▸ **BRIEF**
Restate each line of the listing exactly, without carrying over any pictures.

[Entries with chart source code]
·····

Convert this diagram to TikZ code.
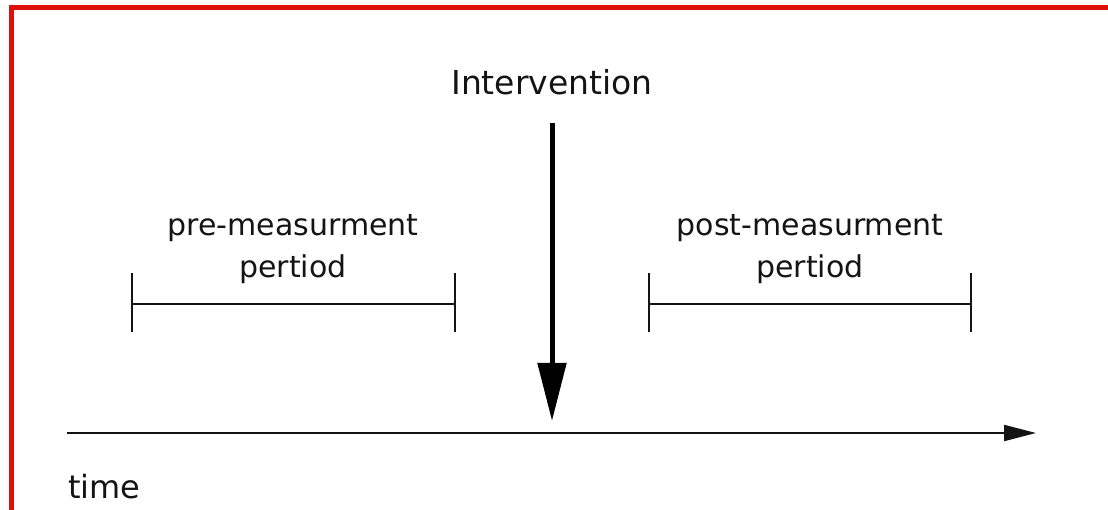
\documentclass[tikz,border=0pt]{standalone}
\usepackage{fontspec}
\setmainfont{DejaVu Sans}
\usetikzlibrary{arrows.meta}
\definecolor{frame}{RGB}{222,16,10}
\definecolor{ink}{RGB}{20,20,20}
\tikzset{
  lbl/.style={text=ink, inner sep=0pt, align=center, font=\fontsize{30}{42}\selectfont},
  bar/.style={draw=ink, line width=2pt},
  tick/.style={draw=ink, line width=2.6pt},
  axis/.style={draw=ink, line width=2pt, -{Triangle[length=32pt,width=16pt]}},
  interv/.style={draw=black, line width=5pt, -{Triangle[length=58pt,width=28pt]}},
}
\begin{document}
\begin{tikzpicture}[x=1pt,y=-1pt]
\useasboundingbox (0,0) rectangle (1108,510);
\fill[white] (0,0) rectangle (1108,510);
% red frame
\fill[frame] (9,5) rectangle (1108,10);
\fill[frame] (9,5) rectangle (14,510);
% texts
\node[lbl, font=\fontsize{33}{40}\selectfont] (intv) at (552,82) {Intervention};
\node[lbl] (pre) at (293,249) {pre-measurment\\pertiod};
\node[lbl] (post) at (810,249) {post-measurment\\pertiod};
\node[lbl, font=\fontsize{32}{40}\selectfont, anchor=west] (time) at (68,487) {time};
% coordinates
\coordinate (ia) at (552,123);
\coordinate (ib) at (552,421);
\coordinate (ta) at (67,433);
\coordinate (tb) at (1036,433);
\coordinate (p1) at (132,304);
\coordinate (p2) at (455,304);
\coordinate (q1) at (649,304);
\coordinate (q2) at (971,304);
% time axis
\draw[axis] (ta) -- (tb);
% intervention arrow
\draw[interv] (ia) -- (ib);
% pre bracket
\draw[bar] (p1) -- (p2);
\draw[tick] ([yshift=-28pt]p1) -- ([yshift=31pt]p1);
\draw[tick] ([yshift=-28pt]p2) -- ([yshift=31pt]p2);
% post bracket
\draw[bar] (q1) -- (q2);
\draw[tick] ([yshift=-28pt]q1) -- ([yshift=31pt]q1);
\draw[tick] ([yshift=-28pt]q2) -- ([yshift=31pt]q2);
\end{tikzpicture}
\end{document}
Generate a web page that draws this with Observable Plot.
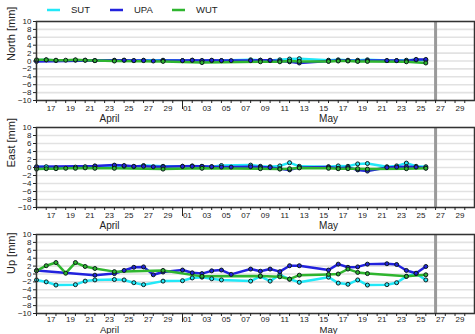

·····

▸ **FULL OUTPUT**
Convert this diagram to TikZ code.
\documentclass[tikz,border=0pt]{standalone}
\usepackage{fontspec}
\setmainfont{DejaVu Sans}
\usetikzlibrary{arrows.meta}
\definecolor{frame}{RGB}{222,16,10}
\definecolor{ink}{RGB}{20,20,20}
\tikzset{
  lbl/.style={text=ink, inner sep=0pt, align=center, font=\fontsize{30}{42}\selectfont},
  bar/.style={draw=ink, line width=2pt},
  tick/.style={draw=ink, line width=2.6pt},
  axis/.style={draw=ink, line width=2pt, -{Triangle[length=32pt,width=16pt]}},
  interv/.style={draw=black, line width=5pt, -{Triangle[length=58pt,width=28pt]}},
}
\begin{document}
\begin{tikzpicture}[x=1pt,y=-1pt]
\useasboundingbox (0,0) rectangle (1108,510);
\fill[white] (0,0) rectangle (1108,510);
% red frame
\fill[frame] (9,5) rectangle (1108,10);
\fill[frame] (9,5) rectangle (14,510);
% texts
\node[lbl, font=\fontsize{33}{40}\selectfont] (intv) at (552,82) {Intervention};
\node[lbl] (pre) at (293,249) {pre-measurment\\pertiod};
\node[lbl] (post) at (810,249) {post-measurment\\pertiod};
\node[lbl, font=\fontsize{32}{40}\selectfont, anchor=west] (time) at (68,487) {time};
% coordinates
\coordinate (ia) at (552,123);
\coordinate (ib) at (552,421);
\coordinate (ta) at (67,433);
\coordinate (tb) at (1036,433);
\coordinate (p1) at (132,304);
\coordinate (p2) at (455,304);
\coordinate (q1) at (649,304);
\coordinate (q2) at (971,304);
% time axis
\draw[axis] (ta) -- (tb);
% intervention arrow
\draw[interv] (ia) -- (ib);
% pre bracket
\draw[bar] (p1) -- (p2);
\draw[tick] ([yshift=-28pt]p1) -- ([yshift=31pt]p1);
\draw[tick] ([yshift=-28pt]p2) -- ([yshift=31pt]p2);
% post bracket
\draw[bar] (q1) -- (q2);
\draw[tick] ([yshift=-28pt]q1) -- ([yshift=31pt]q1);
\draw[tick] ([yshift=-28pt]q2) -- ([yshift=31pt]q2);
\end{tikzpicture}
\end{document}
Generate a web page that draws this with Observable Plot.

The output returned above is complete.